* [EXERCISE GOAL]
Your task is to transcribe all of the records exactly and leave out the pictures.

──────────────────────────────

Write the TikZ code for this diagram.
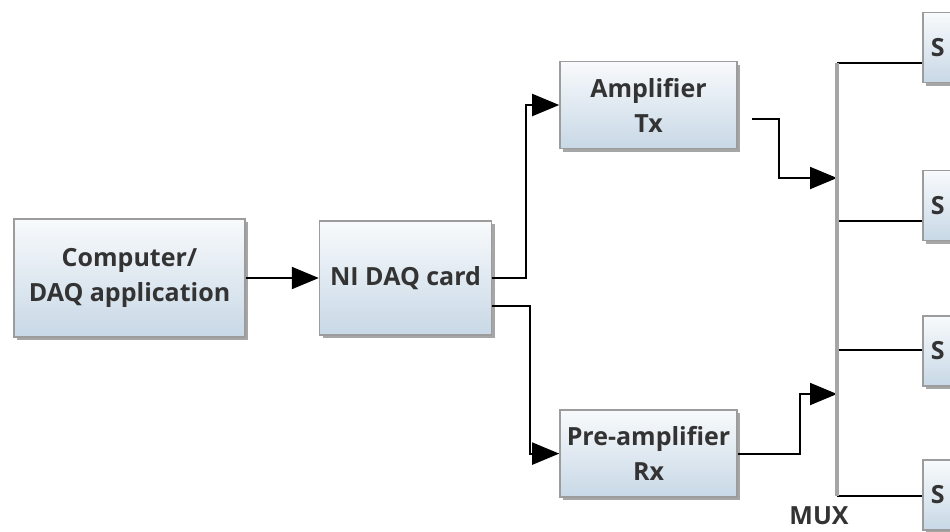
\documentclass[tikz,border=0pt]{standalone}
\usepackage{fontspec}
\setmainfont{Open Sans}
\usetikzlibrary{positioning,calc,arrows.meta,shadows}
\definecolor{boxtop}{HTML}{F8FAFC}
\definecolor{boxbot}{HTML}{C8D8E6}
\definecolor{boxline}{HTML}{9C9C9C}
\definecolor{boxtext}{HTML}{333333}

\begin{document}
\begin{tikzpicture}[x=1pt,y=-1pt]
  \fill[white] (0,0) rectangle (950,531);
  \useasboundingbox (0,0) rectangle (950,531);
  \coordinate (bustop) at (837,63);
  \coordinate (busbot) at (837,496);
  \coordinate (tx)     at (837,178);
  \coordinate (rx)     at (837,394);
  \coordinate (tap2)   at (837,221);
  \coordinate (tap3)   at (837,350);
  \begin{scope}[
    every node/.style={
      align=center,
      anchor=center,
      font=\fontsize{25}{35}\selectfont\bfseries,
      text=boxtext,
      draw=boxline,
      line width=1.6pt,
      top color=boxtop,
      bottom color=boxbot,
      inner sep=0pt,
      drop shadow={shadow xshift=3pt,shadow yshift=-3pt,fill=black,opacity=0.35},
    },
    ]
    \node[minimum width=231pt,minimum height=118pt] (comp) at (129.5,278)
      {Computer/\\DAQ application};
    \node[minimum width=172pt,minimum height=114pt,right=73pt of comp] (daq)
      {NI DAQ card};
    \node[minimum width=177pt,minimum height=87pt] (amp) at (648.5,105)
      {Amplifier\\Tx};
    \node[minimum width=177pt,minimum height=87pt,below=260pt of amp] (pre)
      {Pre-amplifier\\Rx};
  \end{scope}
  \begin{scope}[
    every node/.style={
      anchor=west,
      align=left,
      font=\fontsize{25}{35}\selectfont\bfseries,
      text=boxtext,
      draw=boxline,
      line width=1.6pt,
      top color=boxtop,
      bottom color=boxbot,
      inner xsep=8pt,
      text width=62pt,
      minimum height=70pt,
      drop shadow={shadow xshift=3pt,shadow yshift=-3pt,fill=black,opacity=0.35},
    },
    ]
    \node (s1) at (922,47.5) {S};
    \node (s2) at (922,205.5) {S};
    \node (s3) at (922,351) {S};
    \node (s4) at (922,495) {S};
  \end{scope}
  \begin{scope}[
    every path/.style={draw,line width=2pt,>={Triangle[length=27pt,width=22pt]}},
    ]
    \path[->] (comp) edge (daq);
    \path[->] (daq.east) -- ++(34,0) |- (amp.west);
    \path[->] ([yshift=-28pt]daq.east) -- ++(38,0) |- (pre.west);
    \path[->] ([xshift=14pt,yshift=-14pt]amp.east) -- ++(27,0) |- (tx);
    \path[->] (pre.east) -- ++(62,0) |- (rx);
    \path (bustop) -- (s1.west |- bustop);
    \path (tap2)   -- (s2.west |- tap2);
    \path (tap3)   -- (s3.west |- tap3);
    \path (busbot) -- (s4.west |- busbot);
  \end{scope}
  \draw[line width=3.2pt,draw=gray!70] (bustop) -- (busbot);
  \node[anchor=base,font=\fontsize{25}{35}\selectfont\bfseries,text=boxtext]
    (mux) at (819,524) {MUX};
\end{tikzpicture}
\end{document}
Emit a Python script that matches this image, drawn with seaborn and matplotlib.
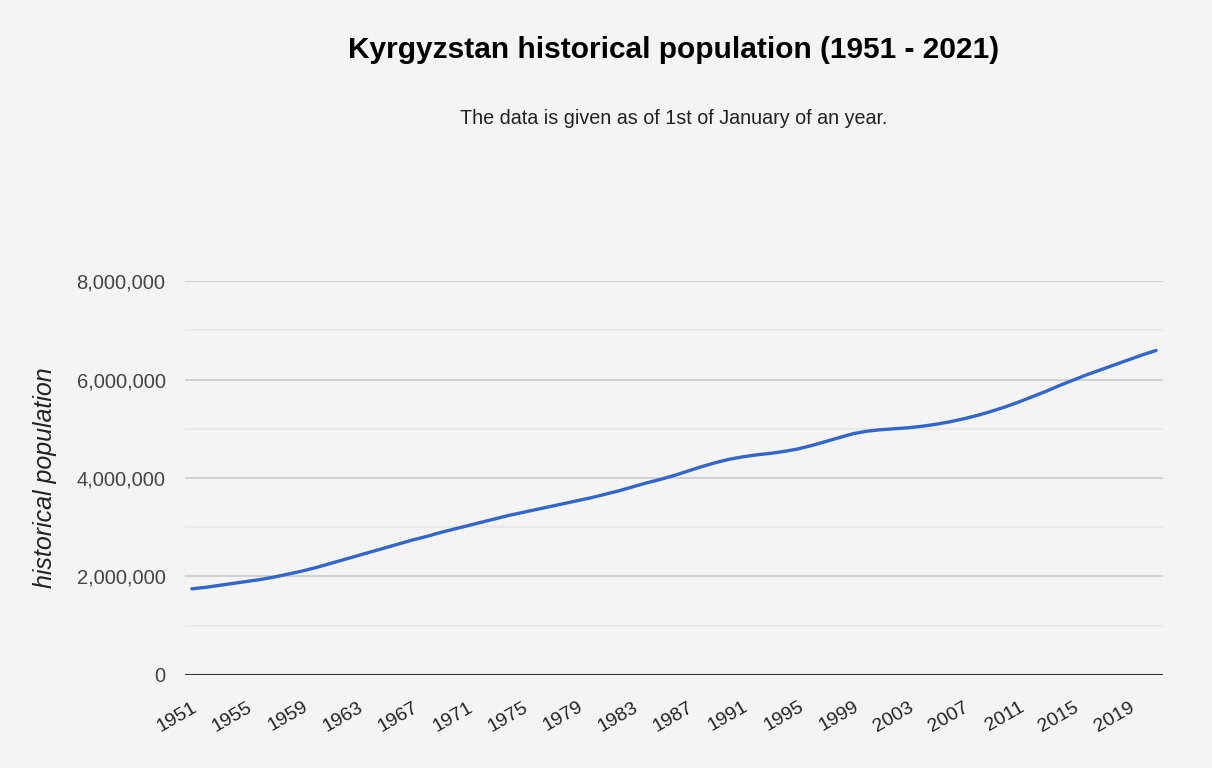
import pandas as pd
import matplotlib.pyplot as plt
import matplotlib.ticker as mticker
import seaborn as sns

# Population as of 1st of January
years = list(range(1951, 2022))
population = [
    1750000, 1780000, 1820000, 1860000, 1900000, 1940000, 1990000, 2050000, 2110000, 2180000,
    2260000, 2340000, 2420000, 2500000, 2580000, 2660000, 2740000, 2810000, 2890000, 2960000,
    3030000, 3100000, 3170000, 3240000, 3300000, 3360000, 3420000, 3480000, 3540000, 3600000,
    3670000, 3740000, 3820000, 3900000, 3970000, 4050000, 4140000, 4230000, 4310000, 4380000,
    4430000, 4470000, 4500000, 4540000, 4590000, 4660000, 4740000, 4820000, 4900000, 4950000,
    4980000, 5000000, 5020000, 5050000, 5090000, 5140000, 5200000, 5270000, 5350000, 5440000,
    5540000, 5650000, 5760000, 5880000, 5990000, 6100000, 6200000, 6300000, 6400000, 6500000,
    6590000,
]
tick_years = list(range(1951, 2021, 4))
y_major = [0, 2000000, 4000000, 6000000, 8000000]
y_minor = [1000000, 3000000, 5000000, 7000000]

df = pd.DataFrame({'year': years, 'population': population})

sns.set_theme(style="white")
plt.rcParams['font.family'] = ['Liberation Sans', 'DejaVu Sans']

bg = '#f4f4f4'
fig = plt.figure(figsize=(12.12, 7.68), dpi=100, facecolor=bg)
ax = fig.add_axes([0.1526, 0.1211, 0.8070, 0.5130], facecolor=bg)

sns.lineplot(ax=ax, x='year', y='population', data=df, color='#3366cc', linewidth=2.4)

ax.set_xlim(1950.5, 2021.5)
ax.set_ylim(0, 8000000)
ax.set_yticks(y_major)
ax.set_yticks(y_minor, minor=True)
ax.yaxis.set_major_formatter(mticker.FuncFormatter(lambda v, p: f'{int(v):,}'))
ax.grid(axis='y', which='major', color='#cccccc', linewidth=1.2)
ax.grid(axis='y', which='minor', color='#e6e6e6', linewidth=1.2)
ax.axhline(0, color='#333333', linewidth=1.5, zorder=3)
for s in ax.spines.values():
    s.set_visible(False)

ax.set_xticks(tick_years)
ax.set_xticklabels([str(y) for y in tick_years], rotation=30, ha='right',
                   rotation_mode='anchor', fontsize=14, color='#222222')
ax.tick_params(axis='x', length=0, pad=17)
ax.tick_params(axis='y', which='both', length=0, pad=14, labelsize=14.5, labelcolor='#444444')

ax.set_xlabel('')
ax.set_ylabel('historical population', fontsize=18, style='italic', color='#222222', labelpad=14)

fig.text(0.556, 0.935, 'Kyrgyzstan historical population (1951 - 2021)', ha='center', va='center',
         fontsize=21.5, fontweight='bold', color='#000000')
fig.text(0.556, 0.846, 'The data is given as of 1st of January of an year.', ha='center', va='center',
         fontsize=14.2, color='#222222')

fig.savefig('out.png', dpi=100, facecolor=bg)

──────────────────────────────

* [SOLUTION FOR THIS PROBLEM]
Write the TikZ code for this diagram.
\documentclass[tikz,border=0pt]{standalone}
\usepackage{fontspec}
\setmainfont{Open Sans}
\usetikzlibrary{positioning,calc,arrows.meta,shadows}
\definecolor{boxtop}{HTML}{F8FAFC}
\definecolor{boxbot}{HTML}{C8D8E6}
\definecolor{boxline}{HTML}{9C9C9C}
\definecolor{boxtext}{HTML}{333333}

\begin{document}
\begin{tikzpicture}[x=1pt,y=-1pt]
  \fill[white] (0,0) rectangle (950,531);
  \useasboundingbox (0,0) rectangle (950,531);
  \coordinate (bustop) at (837,63);
  \coordinate (busbot) at (837,496);
  \coordinate (tx)     at (837,178);
  \coordinate (rx)     at (837,394);
  \coordinate (tap2)   at (837,221);
  \coordinate (tap3)   at (837,350);
  \begin{scope}[
    every node/.style={
      align=center,
      anchor=center,
      font=\fontsize{25}{35}\selectfont\bfseries,
      text=boxtext,
      draw=boxline,
      line width=1.6pt,
      top color=boxtop,
      bottom color=boxbot,
      inner sep=0pt,
      drop shadow={shadow xshift=3pt,shadow yshift=-3pt,fill=black,opacity=0.35},
    },
    ]
    \node[minimum width=231pt,minimum height=118pt] (comp) at (129.5,278)
      {Computer/\\DAQ application};
    \node[minimum width=172pt,minimum height=114pt,right=73pt of comp] (daq)
      {NI DAQ card};
    \node[minimum width=177pt,minimum height=87pt] (amp) at (648.5,105)
      {Amplifier\\Tx};
    \node[minimum width=177pt,minimum height=87pt,below=260pt of amp] (pre)
      {Pre-amplifier\\Rx};
  \end{scope}
  \begin{scope}[
    every node/.style={
      anchor=west,
      align=left,
      font=\fontsize{25}{35}\selectfont\bfseries,
      text=boxtext,
      draw=boxline,
      line width=1.6pt,
      top color=boxtop,
      bottom color=boxbot,
      inner xsep=8pt,
      text width=62pt,
      minimum height=70pt,
      drop shadow={shadow xshift=3pt,shadow yshift=-3pt,fill=black,opacity=0.35},
    },
    ]
    \node (s1) at (922,47.5) {S};
    \node (s2) at (922,205.5) {S};
    \node (s3) at (922,351) {S};
    \node (s4) at (922,495) {S};
  \end{scope}
  \begin{scope}[
    every path/.style={draw,line width=2pt,>={Triangle[length=27pt,width=22pt]}},
    ]
    \path[->] (comp) edge (daq);
    \path[->] (daq.east) -- ++(34,0) |- (amp.west);
    \path[->] ([yshift=-28pt]daq.east) -- ++(38,0) |- (pre.west);
    \path[->] ([xshift=14pt,yshift=-14pt]amp.east) -- ++(27,0) |- (tx);
    \path[->] (pre.east) -- ++(62,0) |- (rx);
    \path (bustop) -- (s1.west |- bustop);
    \path (tap2)   -- (s2.west |- tap2);
    \path (tap3)   -- (s3.west |- tap3);
    \path (busbot) -- (s4.west |- busbot);
  \end{scope}
  \draw[line width=3.2pt,draw=gray!70] (bustop) -- (busbot);
  \node[anchor=base,font=\fontsize{25}{35}\selectfont\bfseries,text=boxtext]
    (mux) at (819,524) {MUX};
\end{tikzpicture}
\end{document}
Emit a Python script that matches this image, drawn with seaborn and matplotlib.
import pandas as pd
import matplotlib.pyplot as plt
import matplotlib.ticker as mticker
import seaborn as sns

# Population as of 1st of January
years = list(range(1951, 2022))
population = [
    1750000, 1780000, 1820000, 1860000, 1900000, 1940000, 1990000, 2050000, 2110000, 2180000,
    2260000, 2340000, 2420000, 2500000, 2580000, 2660000, 2740000, 2810000, 2890000, 2960000,
    3030000, 3100000, 3170000, 3240000, 3300000, 3360000, 3420000, 3480000, 3540000, 3600000,
    3670000, 3740000, 3820000, 3900000, 3970000, 4050000, 4140000, 4230000, 4310000, 4380000,
    4430000, 4470000, 4500000, 4540000, 4590000, 4660000, 4740000, 4820000, 4900000, 4950000,
    4980000, 5000000, 5020000, 5050000, 5090000, 5140000, 5200000, 5270000, 5350000, 5440000,
    5540000, 5650000, 5760000, 5880000, 5990000, 6100000, 6200000, 6300000, 6400000, 6500000,
    6590000,
]
tick_years = list(range(1951, 2021, 4))
y_major = [0, 2000000, 4000000, 6000000, 8000000]
y_minor = [1000000, 3000000, 5000000, 7000000]

df = pd.DataFrame({'year': years, 'population': population})

sns.set_theme(style="white")
plt.rcParams['font.family'] = ['Liberation Sans', 'DejaVu Sans']

bg = '#f4f4f4'
fig = plt.figure(figsize=(12.12, 7.68), dpi=100, facecolor=bg)
ax = fig.add_axes([0.1526, 0.1211, 0.8070, 0.5130], facecolor=bg)

sns.lineplot(ax=ax, x='year', y='population', data=df, color='#3366cc', linewidth=2.4)

ax.set_xlim(1950.5, 2021.5)
ax.set_ylim(0, 8000000)
ax.set_yticks(y_major)
ax.set_yticks(y_minor, minor=True)
ax.yaxis.set_major_formatter(mticker.FuncFormatter(lambda v, p: f'{int(v):,}'))
ax.grid(axis='y', which='major', color='#cccccc', linewidth=1.2)
ax.grid(axis='y', which='minor', color='#e6e6e6', linewidth=1.2)
ax.axhline(0, color='#333333', linewidth=1.5, zorder=3)
for s in ax.spines.values():
    s.set_visible(False)

ax.set_xticks(tick_years)
ax.set_xticklabels([str(y) for y in tick_years], rotation=30, ha='right',
                   rotation_mode='anchor', fontsize=14, color='#222222')
ax.tick_params(axis='x', length=0, pad=17)
ax.tick_params(axis='y', which='both', length=0, pad=14, labelsize=14.5, labelcolor='#444444')

ax.set_xlabel('')
ax.set_ylabel('historical population', fontsize=18, style='italic', color='#222222', labelpad=14)

fig.text(0.556, 0.935, 'Kyrgyzstan historical population (1951 - 2021)', ha='center', va='center',
         fontsize=21.5, fontweight='bold', color='#000000')
fig.text(0.556, 0.846, 'The data is given as of 1st of January of an year.', ha='center', va='center',
         fontsize=14.2, color='#222222')

fig.savefig('out.png', dpi=100, facecolor=bg)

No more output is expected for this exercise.